Task description ::
Everything from the opening line of the records below through the line with "naoh_4M = [0.030, 0.108, 0.162]" must be duplicated exactly, pictures left out.

=== Records supplied ===

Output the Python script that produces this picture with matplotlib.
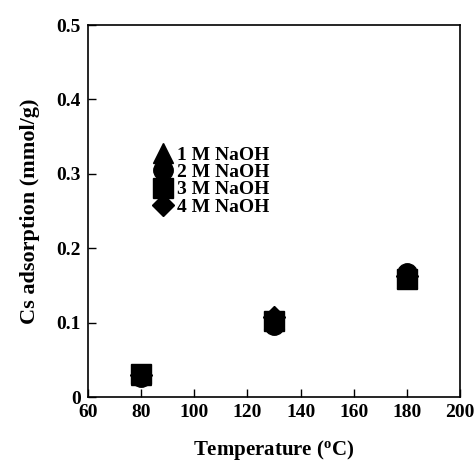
import numpy as np
import matplotlib
matplotlib.use('Agg')
import matplotlib.pyplot as plt

plt.rcParams['font.family'] = 'Liberation Serif'
plt.rcParams['font.weight'] = 'bold'
plt.rcParams['mathtext.fontset'] = 'custom'
plt.rcParams['mathtext.rm'] = 'Liberation Serif:bold'
plt.rcParams['mathtext.it'] = 'Liberation Serif:bold'

temps = [80, 130, 180]
naoh_1M = [0.030, 0.105, 0.160]
naoh_2M = [0.027, 0.097, 0.167]
naoh_3M = [0.031, 0.102, 0.158]
naoh_4M = [0.030, 0.108, 0.162]

labels = ['1 M NaOH', '2 M NaOH', '3 M NaOH', '4 M NaOH']
markers = ['^', 'o', 's', 'D']
sizes = [14, 14, 14, 11]

fig = plt.figure(figsize=(4.75, 4.61), dpi=100)
ax = fig.add_axes([88/475, 1-397/461, 372/475, 372/461])

for y, lab, m, s in zip([naoh_1M, naoh_2M, naoh_3M, naoh_4M], labels, markers, sizes):
    ax.plot(temps, y, linestyle='none', marker=m, color='black', markersize=s, label=lab)

ax.set_xlim(60, 200)
ax.set_ylim(0, 0.5)
ax.set_xticks(np.arange(60, 201, 20))
ax.set_yticks([0, 0.1, 0.2, 0.3, 0.4, 0.5])
ax.set_yticklabels(['0', '0.1', '0.2', '0.3', '0.4', '0.5'])
ax.tick_params(direction='in', length=6, width=1, labelsize=14, pad=5)
for sp in ax.spines.values():
    sp.set_linewidth(1.2)

ax.set_xlabel(r'Temperature ($^{\mathrm{o}}$C)', fontsize=15, fontweight='bold', labelpad=12)
ax.set_ylabel('Cs adsorption (mmol/g)', fontsize=16, fontweight='bold', labelpad=12)

leg = ax.legend(loc='upper left', bbox_to_anchor=(0.15, 0.70), frameon=False,
                fontsize=14, handletextpad=0.2, labelspacing=-0.02,
                handlelength=1.0, markerscale=1.0, borderpad=0)

fig.savefig('out.png', dpi=100)
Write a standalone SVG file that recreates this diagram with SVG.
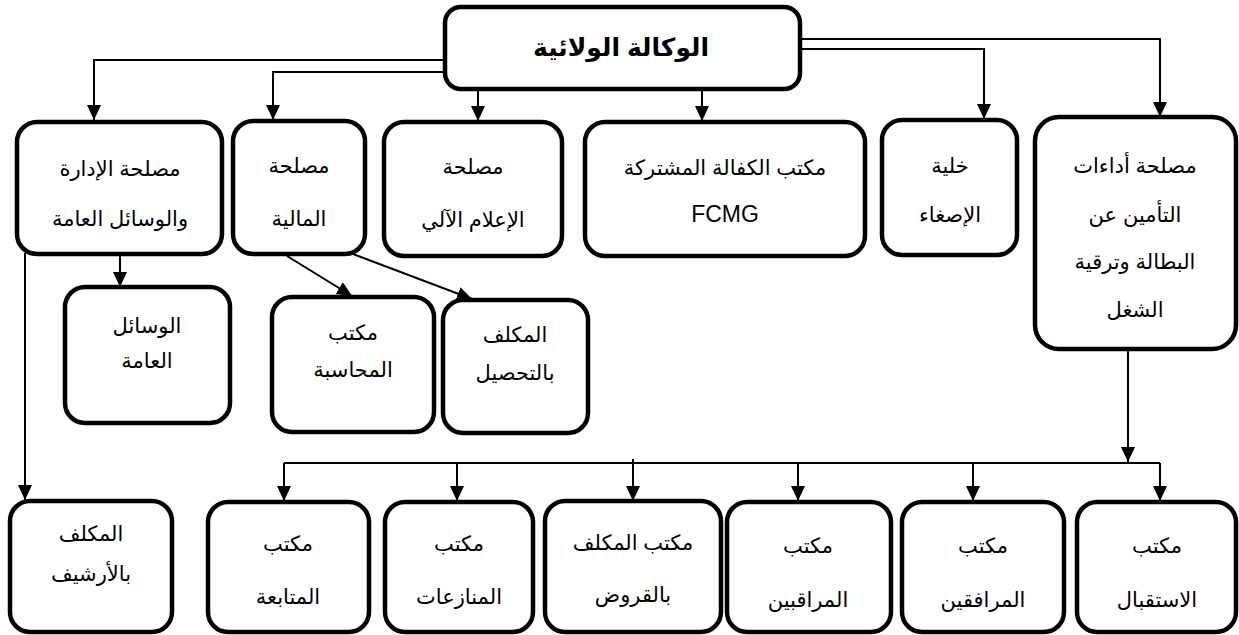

===

Exercise answer ::
Output the Python script that produces this picture with matplotlib.
import numpy as np
import matplotlib
matplotlib.use('Agg')
import matplotlib.pyplot as plt

plt.rcParams['font.family'] = 'Liberation Serif'
plt.rcParams['font.weight'] = 'bold'
plt.rcParams['mathtext.fontset'] = 'custom'
plt.rcParams['mathtext.rm'] = 'Liberation Serif:bold'
plt.rcParams['mathtext.it'] = 'Liberation Serif:bold'

temps = [80, 130, 180]
naoh_1M = [0.030, 0.105, 0.160]
naoh_2M = [0.027, 0.097, 0.167]
naoh_3M = [0.031, 0.102, 0.158]
naoh_4M = [0.030, 0.108, 0.162]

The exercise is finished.